• _What you are asked to do_
Extract every line below, verbatim.

[Data start]

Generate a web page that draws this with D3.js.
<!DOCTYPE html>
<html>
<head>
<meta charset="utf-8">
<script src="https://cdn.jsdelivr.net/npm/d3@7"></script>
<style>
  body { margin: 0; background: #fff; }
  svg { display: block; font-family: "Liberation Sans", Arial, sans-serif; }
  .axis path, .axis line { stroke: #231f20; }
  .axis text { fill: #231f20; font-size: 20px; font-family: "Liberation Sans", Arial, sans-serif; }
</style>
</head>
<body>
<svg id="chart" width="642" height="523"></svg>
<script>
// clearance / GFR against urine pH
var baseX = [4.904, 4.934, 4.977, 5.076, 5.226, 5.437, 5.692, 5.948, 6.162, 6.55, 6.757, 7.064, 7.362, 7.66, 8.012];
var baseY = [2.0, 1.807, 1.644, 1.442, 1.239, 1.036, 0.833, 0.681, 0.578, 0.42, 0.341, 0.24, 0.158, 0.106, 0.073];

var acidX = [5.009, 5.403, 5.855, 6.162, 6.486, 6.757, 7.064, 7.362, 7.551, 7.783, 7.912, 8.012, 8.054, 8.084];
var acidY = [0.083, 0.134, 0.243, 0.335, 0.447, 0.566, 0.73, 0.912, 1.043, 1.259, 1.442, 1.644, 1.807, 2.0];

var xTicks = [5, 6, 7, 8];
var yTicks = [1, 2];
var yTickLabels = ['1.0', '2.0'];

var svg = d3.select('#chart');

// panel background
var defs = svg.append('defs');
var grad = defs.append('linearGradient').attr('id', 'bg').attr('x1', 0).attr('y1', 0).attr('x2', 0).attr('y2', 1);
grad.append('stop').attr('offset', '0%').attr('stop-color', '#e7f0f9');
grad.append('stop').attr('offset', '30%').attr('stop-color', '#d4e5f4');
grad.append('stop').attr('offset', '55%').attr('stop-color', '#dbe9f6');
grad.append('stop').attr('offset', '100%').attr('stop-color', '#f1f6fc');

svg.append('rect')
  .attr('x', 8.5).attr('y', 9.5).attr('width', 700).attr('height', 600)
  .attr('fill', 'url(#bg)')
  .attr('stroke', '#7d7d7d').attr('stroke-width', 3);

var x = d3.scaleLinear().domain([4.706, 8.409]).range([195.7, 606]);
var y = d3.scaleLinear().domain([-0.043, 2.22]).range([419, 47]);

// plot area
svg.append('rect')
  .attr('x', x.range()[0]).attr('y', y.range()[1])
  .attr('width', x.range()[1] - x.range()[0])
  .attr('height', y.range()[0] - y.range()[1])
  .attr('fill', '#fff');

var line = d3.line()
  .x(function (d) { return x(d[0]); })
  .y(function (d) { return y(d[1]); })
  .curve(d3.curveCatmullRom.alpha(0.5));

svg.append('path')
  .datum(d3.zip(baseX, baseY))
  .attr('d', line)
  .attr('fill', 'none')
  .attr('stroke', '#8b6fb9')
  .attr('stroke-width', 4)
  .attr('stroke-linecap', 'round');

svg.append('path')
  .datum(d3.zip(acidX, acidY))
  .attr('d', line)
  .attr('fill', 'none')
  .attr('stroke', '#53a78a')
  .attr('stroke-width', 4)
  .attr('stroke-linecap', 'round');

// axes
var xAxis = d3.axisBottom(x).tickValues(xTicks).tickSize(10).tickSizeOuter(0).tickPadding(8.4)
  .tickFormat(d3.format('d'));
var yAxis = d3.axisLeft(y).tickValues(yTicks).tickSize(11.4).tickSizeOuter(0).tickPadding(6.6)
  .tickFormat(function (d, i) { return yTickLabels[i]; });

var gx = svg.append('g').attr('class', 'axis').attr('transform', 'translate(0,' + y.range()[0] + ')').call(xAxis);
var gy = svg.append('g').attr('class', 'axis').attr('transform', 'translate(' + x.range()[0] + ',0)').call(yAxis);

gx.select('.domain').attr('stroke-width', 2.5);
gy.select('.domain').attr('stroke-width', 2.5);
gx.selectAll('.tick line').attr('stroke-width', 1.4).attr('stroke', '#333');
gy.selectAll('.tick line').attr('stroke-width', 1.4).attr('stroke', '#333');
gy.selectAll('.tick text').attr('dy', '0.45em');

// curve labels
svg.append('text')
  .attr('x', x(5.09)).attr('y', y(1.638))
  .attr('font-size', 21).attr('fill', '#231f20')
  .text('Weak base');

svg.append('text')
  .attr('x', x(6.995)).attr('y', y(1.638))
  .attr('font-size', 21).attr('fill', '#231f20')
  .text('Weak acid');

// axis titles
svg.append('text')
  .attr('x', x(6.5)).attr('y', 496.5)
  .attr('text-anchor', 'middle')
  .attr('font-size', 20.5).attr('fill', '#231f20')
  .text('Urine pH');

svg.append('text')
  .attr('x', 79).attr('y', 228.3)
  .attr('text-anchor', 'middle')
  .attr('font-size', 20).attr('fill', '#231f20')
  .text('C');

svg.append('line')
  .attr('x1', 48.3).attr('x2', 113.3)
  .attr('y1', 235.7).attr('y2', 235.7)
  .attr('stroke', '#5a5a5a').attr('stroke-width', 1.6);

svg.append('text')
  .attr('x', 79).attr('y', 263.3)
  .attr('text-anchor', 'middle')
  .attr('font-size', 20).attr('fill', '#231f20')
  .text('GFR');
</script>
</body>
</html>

[Data end]

• _Result of this exercise_
Generate a web page that draws this with D3.js.
<!DOCTYPE html>
<html>
<head>
<meta charset="utf-8">
<script src="https://cdn.jsdelivr.net/npm/d3@7"></script>
<style>
  body { margin: 0; background: #fff; }
  svg { display: block; font-family: "Liberation Sans", Arial, sans-serif; }
  .axis path, .axis line { stroke: #231f20; }
  .axis text { fill: #231f20; font-size: 20px; font-family: "Liberation Sans", Arial, sans-serif; }
</style>
</head>
<body>
<svg id="chart" width="642" height="523"></svg>
<script>
// clearance / GFR against urine pH
var baseX = [4.904, 4.934, 4.977, 5.076, 5.226, 5.437, 5.692, 5.948, 6.162, 6.55, 6.757, 7.064, 7.362, 7.66, 8.012];
var baseY = [2.0, 1.807, 1.644, 1.442, 1.239, 1.036, 0.833, 0.681, 0.578, 0.42, 0.341, 0.24, 0.158, 0.106, 0.073];

var acidX = [5.009, 5.403, 5.855, 6.162, 6.486, 6.757, 7.064, 7.362, 7.551, 7.783, 7.912, 8.012, 8.054, 8.084];
var acidY = [0.083, 0.134, 0.243, 0.335, 0.447, 0.566, 0.73, 0.912, 1.043, 1.259, 1.442, 1.644, 1.807, 2.0];

var xTicks = [5, 6, 7, 8];
var yTicks = [1, 2];
var yTickLabels = ['1.0', '2.0'];

var svg = d3.select('#chart');

// panel background
var defs = svg.append('defs');
var grad = defs.append('linearGradient').attr('id', 'bg').attr('x1', 0).attr('y1', 0).attr('x2', 0).attr('y2', 1);
grad.append('stop').attr('offset', '0%').attr('stop-color', '#e7f0f9');
grad.append('stop').attr('offset', '30%').attr('stop-color', '#d4e5f4');
grad.append('stop').attr('offset', '55%').attr('stop-color', '#dbe9f6');
grad.append('stop').attr('offset', '100%').attr('stop-color', '#f1f6fc');

svg.append('rect')
  .attr('x', 8.5).attr('y', 9.5).attr('width', 700).attr('height', 600)
  .attr('fill', 'url(#bg)')
  .attr('stroke', '#7d7d7d').attr('stroke-width', 3);

var x = d3.scaleLinear().domain([4.706, 8.409]).range([195.7, 606]);
var y = d3.scaleLinear().domain([-0.043, 2.22]).range([419, 47]);

// plot area
svg.append('rect')
  .attr('x', x.range()[0]).attr('y', y.range()[1])
  .attr('width', x.range()[1] - x.range()[0])
  .attr('height', y.range()[0] - y.range()[1])
  .attr('fill', '#fff');

var line = d3.line()
  .x(function (d) { return x(d[0]); })
  .y(function (d) { return y(d[1]); })
  .curve(d3.curveCatmullRom.alpha(0.5));

svg.append('path')
  .datum(d3.zip(baseX, baseY))
  .attr('d', line)
  .attr('fill', 'none')
  .attr('stroke', '#8b6fb9')
  .attr('stroke-width', 4)
  .attr('stroke-linecap', 'round');

svg.append('path')
  .datum(d3.zip(acidX, acidY))
  .attr('d', line)
  .attr('fill', 'none')
  .attr('stroke', '#53a78a')
  .attr('stroke-width', 4)
  .attr('stroke-linecap', 'round');

// axes
var xAxis = d3.axisBottom(x).tickValues(xTicks).tickSize(10).tickSizeOuter(0).tickPadding(8.4)
  .tickFormat(d3.format('d'));
var yAxis = d3.axisLeft(y).tickValues(yTicks).tickSize(11.4).tickSizeOuter(0).tickPadding(6.6)
  .tickFormat(function (d, i) { return yTickLabels[i]; });

var gx = svg.append('g').attr('class', 'axis').attr('transform', 'translate(0,' + y.range()[0] + ')').call(xAxis);
var gy = svg.append('g').attr('class', 'axis').attr('transform', 'translate(' + x.range()[0] + ',0)').call(yAxis);

gx.select('.domain').attr('stroke-width', 2.5);
gy.select('.domain').attr('stroke-width', 2.5);
gx.selectAll('.tick line').attr('stroke-width', 1.4).attr('stroke', '#333');
gy.selectAll('.tick line').attr('stroke-width', 1.4).attr('stroke', '#333');
gy.selectAll('.tick text').attr('dy', '0.45em');

// curve labels
svg.append('text')
  .attr('x', x(5.09)).attr('y', y(1.638))
  .attr('font-size', 21).attr('fill', '#231f20')
  .text('Weak base');

svg.append('text')
  .attr('x', x(6.995)).attr('y', y(1.638))
  .attr('font-size', 21).attr('fill', '#231f20')
  .text('Weak acid');

// axis titles
svg.append('text')
  .attr('x', x(6.5)).attr('y', 496.5)
  .attr('text-anchor', 'middle')
  .attr('font-size', 20.5).attr('fill', '#231f20')
  .text('Urine pH');

svg.append('text')
  .attr('x', 79).attr('y', 228.3)
  .attr('text-anchor', 'middle')
  .attr('font-size', 20).attr('fill', '#231f20')
  .text('C');

svg.append('line')
  .attr('x1', 48.3).attr('x2', 113.3)
  .attr('y1', 235.7).attr('y2', 235.7)
  .attr('stroke', '#5a5a5a').attr('stroke-width', 1.6);

svg.append('text')
  .attr('x', 79).attr('y', 263.3)
  .attr('text-anchor', 'middle')
  .attr('font-size', 20).attr('fill', '#231f20')
  .text('GFR');
</script>
</body>
</html>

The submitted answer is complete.